On a NYC subway train at 5AM, my guess is about 1/3 of the passengers are drunk, 1/3 are crazy, and 1/3 are drunk and crazy.
The guy violated most of the basic New York personal safety rules from dressing like a doofus to riding a subway after midnight.
After midnight, I'd recommend calling a cab, even if you're Charlie Bronson's ghost.
Those qualifiers are killers. Anyplace where you have to adhere strictly to "the rules" to be secure in your person is by nature not "safe".

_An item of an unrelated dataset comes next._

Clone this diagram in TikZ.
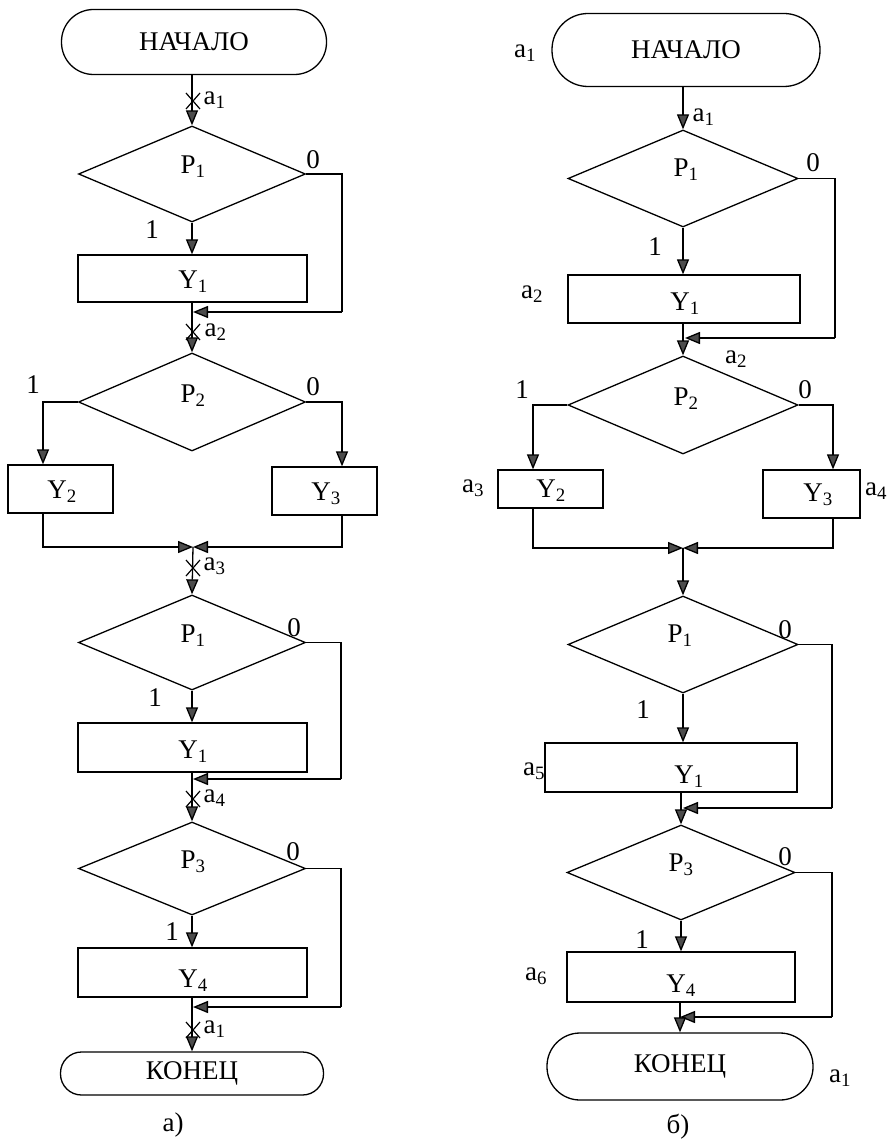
\documentclass[tikz,border=0pt]{standalone}
\usepackage{fontspec}
\setmainfont{Liberation Serif}
\usetikzlibrary{arrows.meta,shapes.geometric,calc}
\newcommand\lsub[1]{\textsubscript{#1}}
\begin{document}
\begin{tikzpicture}[x=1pt,y=-1pt,line width=1.3pt,
  every node/.style={font=\fontsize{27}{30}\selectfont},
  term/.style={draw,rectangle,rounded corners=#1,inner sep=0pt},
  blk/.style={draw,rectangle,inner sep=0pt},
  dia/.style={draw,diamond,inner sep=0pt},
  lbl/.style={inner sep=0pt},
  mk/.style={inner sep=0pt,anchor=west},
  arr/.style={-{Triangle[length=15pt,width=12pt,fill=black!70]}},
  xmark/.pic={\draw[line width=1.2pt] (-7,-8)--(7,8) (-7,8)--(7,-8);}]
\useasboundingbox (0,0) rectangle (890,1139);

% ---------------- left chart (a) ----------------
\node[term=32pt,minimum width=265pt,minimum height=65pt] (sL) at (194,42) {НАЧАЛО};
\node[dia,minimum width=227pt,minimum height=96pt] (pL1) at (192,174) {};
\node[blk,minimum width=229pt,minimum height=47pt] (yL1) at (192.5,278.5) {};
\node[dia,minimum width=227pt,minimum height=98pt] (pL2) at (192,402) {};
\node[blk,minimum width=105pt,minimum height=48pt] (yL2) at (60.5,489) {};
\node[blk,minimum width=105pt,minimum height=48pt] (yL3) at (324.5,491) {};
\node[dia,minimum width=227pt,minimum height=95pt] (pL3) at (192,642.5) {};
\node[blk,minimum width=229pt,minimum height=49pt] (yL4) at (192.5,747.5) {};
\node[dia,minimum width=227pt,minimum height=93pt] (pL4) at (192,868.5) {};
\node[blk,minimum width=229pt,minimum height=49pt] (yL5) at (192.5,972.5) {};
\node[term=21pt,minimum width=263pt,minimum height=43pt] (eL) at (192,1073.5) {КОНЕЦ};

\node[lbl] (tpL1) at (193,167) {P\lsub{1}};
\node[lbl] (tpL2) at (193,396) {P\lsub{2}};
\node[lbl] (tpL3) at (193,636) {P\lsub{1}};
\node[lbl] (tpL4) at (193,862) {P\lsub{3}};
\node[lbl] (tyL1) at (193,282) {Y\lsub{1}};
\node[lbl] (tyL2) at (62,492) {Y\lsub{2}};
\node[lbl] (tyL3) at (326,494) {Y\lsub{3}};
\node[lbl] (tyL4) at (193,752) {Y\lsub{1}};
\node[lbl] (tyL5) at (193,981) {Y\lsub{4}};

\node[lbl] (zL1) at (313,160) {0};
\node[lbl] (oL1) at (152,230) {1};
\node[lbl] (oL2) at (33,385) {1};
\node[lbl] (zL2) at (313,387) {0};
\node[lbl] (zL3) at (294,628) {0};
\node[lbl] (oL3) at (155,698) {1};
\node[lbl] (zL4) at (293,852) {0};
\node[lbl] (oL4) at (172,932) {1};
\node[lbl] (capL) at (173,1125) {а)};

\coordinate (jL1) at (193,312);
\coordinate (cL1) at (342,312);
\coordinate (kL) at (43,0);
\coordinate (mL) at (193,547);
\coordinate (jL3) at (193,779);
\coordinate (cL3) at (341,779);
\coordinate (jL4) at (193,1007);
\coordinate (cL4) at (341,1007);

\draw[arr] (sL.south -| pL1.north) -- (pL1.north);
\draw[arr] (pL1.south) -- (yL1.north -| pL1.south);
\draw (pL1.east) -| (cL1);
\draw[arr] (cL1) -- (jL1);
\draw[arr] (yL1.south -| pL2.north) -- (pL2.north);
\draw[arr] (pL2.west) -| (yL2.north -| kL);
\draw[arr] (pL2.east) -| (yL3.north -| cL1);
\draw[arr] (yL2.south -| kL) |- (mL);
\draw[arr] (yL3.south -| cL1) |- (mL);
\draw[arr] (mL) -- (pL3.north);
\draw[arr] (pL3.south) -- (yL4.north -| pL3.south);
\draw (pL3.east) -| (cL3);
\draw[arr] (cL3) -- (jL3);
\draw[arr] (yL4.south -| pL4.north) -- (pL4.north);
\draw[arr] (pL4.south) -- (yL5.north -| pL4.south);
\draw (pL4.east) -| (cL4);
\draw[arr] (cL4) -- (jL4);
\draw[arr] (yL5.south -| eL.north) -- (eL.north);

\pic at (193,101) {xmark};
\pic at (193,332) {xmark};
\pic at (193,568) {xmark};
\pic at (193,799) {xmark};
\pic at (193,1030) {xmark};
\node[mk] (aL1) at (203,100) {a\lsub{1}};
\node[mk] (aL2) at (204,332) {a\lsub{2}};
\node[mk] (aL3) at (203,566) {a\lsub{3}};
\node[mk] (aL4) at (203,798) {a\lsub{4}};
\node[mk] (aL5) at (203,1029) {a\lsub{1}};

% ---------------- right chart (b) ----------------
\node[term=36pt,minimum width=268pt,minimum height=73pt] (sR) at (686,50) {НАЧАЛО};
\node[dia,minimum width=230pt,minimum height=97pt] (pR1) at (683,178.5) {};
\node[blk,minimum width=232pt,minimum height=48pt] (yR1) at (684,299) {};
\node[dia,minimum width=230pt,minimum height=98pt] (pR2) at (683,405) {};
\node[blk,minimum width=105pt,minimum height=38pt] (yR2) at (550.5,489) {};
\node[blk,minimum width=97pt,minimum height=48pt] (yR3) at (811.5,494) {};
\node[dia,minimum width=230pt,minimum height=97pt] (pR3) at (683,644.5) {};
\node[blk,minimum width=252pt,minimum height=49pt] (yR4) at (671,767.5) {};
\node[dia,minimum width=228pt,minimum height=95pt] (pR4) at (681,872.5) {};
\node[blk,minimum width=228pt,minimum height=50pt] (yR5) at (681,977) {};
\node[term=33pt,minimum width=266pt,minimum height=67pt] (eR) at (680,1066.5) {КОНЕЦ};

\node[lbl] (tpR1) at (686,170) {P\lsub{1}};
\node[lbl] (tpR2) at (686,399) {P\lsub{2}};
\node[lbl] (tpR3) at (680,636) {P\lsub{1}};
\node[lbl] (tpR4) at (681,865) {P\lsub{3}};
\node[lbl] (tyR1) at (685,304) {Y\lsub{1}};
\node[lbl] (tyR2) at (551,491) {Y\lsub{2}};
\node[lbl] (tyR3) at (818,495) {Y\lsub{3}};
\node[lbl] (tyR4) at (689,777) {Y\lsub{1}};
\node[lbl] (tyR5) at (681,986) {Y\lsub{4}};

\node[lbl] (zR1) at (813,163) {0};
\node[lbl] (oR1) at (655,247) {1};
\node[lbl] (oR2) at (522,390) {1};
\node[lbl] (zR2) at (805,390) {0};
\node[lbl] (zR3) at (785,630) {0};
\node[lbl] (oR3) at (643,710) {1};
\node[lbl] (zR4) at (785,857) {0};
\node[lbl] (oR4) at (642,940) {1};
\node[lbl] (capR) at (678,1127) {б)};

\node[lbl] (qR0) at (525,53) {a\lsub{1}};
\node[mk] (qR1) at (692,117) {a\lsub{1}};
\node[lbl] (qR2) at (532,294) {a\lsub{2}};
\node[lbl] (qR2b) at (736,359) {a\lsub{2}};
\node[lbl] (qR3) at (473,488) {a\lsub{3}};
\node[lbl] (qR4) at (876,491) {a\lsub{4}};
\node[lbl] (qR5) at (534,771) {a\lsub{5}};
\node[lbl] (qR6) at (536,976) {a\lsub{6}};
\node[lbl] (qR7) at (840,1078) {a\lsub{1}};

\coordinate (jR1) at (685,338);
\coordinate (cR1) at (835,338);
\coordinate (kR) at (533,0);
\coordinate (nR) at (833,0);
\coordinate (mR) at (683,548);
\coordinate (jR3) at (683,808);
\coordinate (cR3) at (832,808);
\coordinate (jR4) at (680,1017);
\coordinate (cR4) at (832,1017);

\draw[arr] (sR.south -| pR1.north) -- (pR1.north);
\draw[arr] (pR1.south) -- (yR1.north -| pR1.south);
\draw (pR1.east) -| (cR1);
\draw[arr] (cR1) -- (jR1);
\draw[arr] (yR1.south -| pR2.north) -- (pR2.north);
\draw[arr] (pR2.west) -| (yR2.north -| kR);
\draw[arr] (pR2.east) -| (yR3.north -| nR);
\draw[arr] (yR2.south -| kR) |- (mR);
\draw[arr] (yR3.south -| nR) |- (mR);
\draw[arr] (mR) -- (pR3.north);
\draw[arr] (pR3.south) -- (yR4.north -| pR3.south);
\draw (pR3.east) -| (cR3);
\draw[arr] (cR3) -- (jR3);
\draw[arr] (yR4.south -| pR4.north) -- (pR4.north);
\draw[arr] (pR4.south) -- (yR5.north -| pR4.south);
\draw (pR4.east) -| (cR4);
\draw[arr] (cR4) -- (jR4);
\draw[arr] (yR5.south -| eR.north) -- (eR.north);
\end{tikzpicture}
\end{document}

Let's talk about "safe". I once had a job on a survey crew in Baltimore. My ONLY responsibility was to make sure that none of the equipment got stolen, which could be a tall order on long traverses. I learned that you needed steel-shank boots for all the needles scattered about; you couldn't park the truck on the street or the windows would be broken (and no matter where you parked it the radio antenna was gone in five minutes-they make great crack pipes or so I'm told); you couldn't emplace the Total Station where it was visible from the street or it would vanish or be smashed the instant you turned your back; and anything left overnight was as good as gone. We had to re-establish control every single morning because the stakes and hubs would be missing or moved. But we had it easy compared to the construction crew. They had to pay a four-figure "ransom" at least once to get a massive pan grader to reappear. The contruction shack was manned 24/7 to protect it (unattended immovable objects had a tendency to burn at night) and the crew chief had an M16 mounted just out-of-sight behind the door. But for all this, everyone on the site insisted that the neighborhood was "safe", and the local gangbangers, toughs and yutes were "great folks". To my knowledge, no one was ever hurt beyond a black eye or two, but if that place was safe, I'd hate to see dangerous.
That's like saying the water's pretty clean for a cesspool. To each their own.